PAPAL PLANE (ChurchMilitant.com) - Pope Francis is expressing skepticism about the alleged apparitions at Medjugorje. On the papal flight back from Portugal Saturday, the Holy Father was asked about the Vatican investigation into the Marian apparitions in the Bosnian town.
"The report has its doubts, but personally, I am a little worse," he told reporters. "I prefer Our Lady as mother, our mother, and not Our Lady as head of the post office who sends a message at a stated time."
He continued, "This isn't Jesus' mother. And these alleged apparitions don't have much value. I say this as a personal opinion, but it is clear. Who thinks that Our Lady says, 'Come, because tomorrow at this time I will give a message to that seer?' No!"
Even so, the Holy Father acknowledged that conversions are taking place. The "spiritual and pastoral facts cannot be denied: People go there and convert, people who find God, who change their lives," Pope Francis said. "There isn't magic there."
The alleged apparitions of the Blessed Virgin Mary have been occurring like clockwork in the Bosnian town since 1981, when a group of children claimed they were receiving heavenly messages from Mary. She's reportedly been appearing to them regularly ever since, giving thousands of messages over the course of more than three decades. The alleged apparitions have turned the once-sleepy village into a travel destination for millions of pilgrims and tourists, launching the seers to international fame as they travel the globe on lucrative speaking tours.
At least three of the original six visionaries claim to still be receiving messages daily from Our Lady. Her appearances are so regular, in fact, that she seems to appear on command at the seers' whim.
In 2012, visionary Marija Pavlovic Lunetti was scheduled to speak at the National Medjugorje Conference at the University of Notre Dame, complete with a scheduled apparition "streamed live ... on computers, iPhones, iPads and all droid devices!" The event was to take place at the Joyce Athletic and Convocation Center, but when a conflict occurred because of the university's basketball game scheduled to take place at the same time, the event — along with the apparition — was moved to a different time and place.
Cardinal Gerhard Müller, Prefect of the CDF, prohibited a parish in Sestola, Italy from holding a prayer meeting scheduled for June 21, 2015, where Vicka Ivankovic-Mijatovic, one of the Medjugorje seers, was to offer her testimony and possibly have a vision. Vicka had attended the same event in the two years previous and reportedly had visions during her time there.

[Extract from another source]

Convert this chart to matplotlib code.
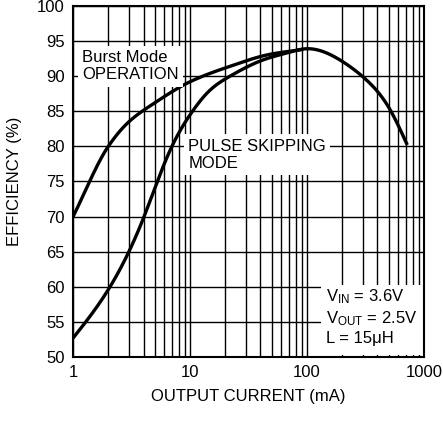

Müller had to remind two Italian dioceses they could not sponsor events for Medjugorje visionaries. In March, in light of a scheduled conference with Ivan Dragicevic at a parish in St. Louis, Missouri, Archbishop Robert Carlson issued the following statement:
I have received a request from the Congregation for the Doctrine of the Faith to remind everyone that they are not to participate in events that promote the so-called visionaries of Medjugorje and in particular Mr. Ivan Dragicevic.
In the same year, another scheduled event with Ivan Dragicevic in Padua was called off after Müller intervened.
It was in response to a speaking tour by Dragicevic in 2013 that the CDF issued a letter to be sent to every American diocese forbidding the faithful to participate in any events where "the credibility of such 'apparitions' would be taken for granted." The letter also reaffirmed the findings of the 1991 Yugoslavian Bishops' Conference, which concluded that "it is not possible to state that there were apparitions or supernatural revelations" at Medjugorje. Their conclusion follows canonical investigations by two successive bishops of the Mostar diocese, in which the apparition site is located, which failed to establish the supernatural nature of the alleged visions.
So far, the Congregation for the Doctrine of the Faith has issued letters forbidding Medjugorje-themed events in the United States, Italy and Spain.
The most recent statement comes from Bp. Ratko Peric of the Mostar diocese, who repeated his condemnation of the apparition site.
"Considering everything that this diocesan chancery has so far researched and studied, including the first seven days of alleged apparitions, we can say: There have been no apparitions of Our Lady of Medjugorje," he announced on February 27.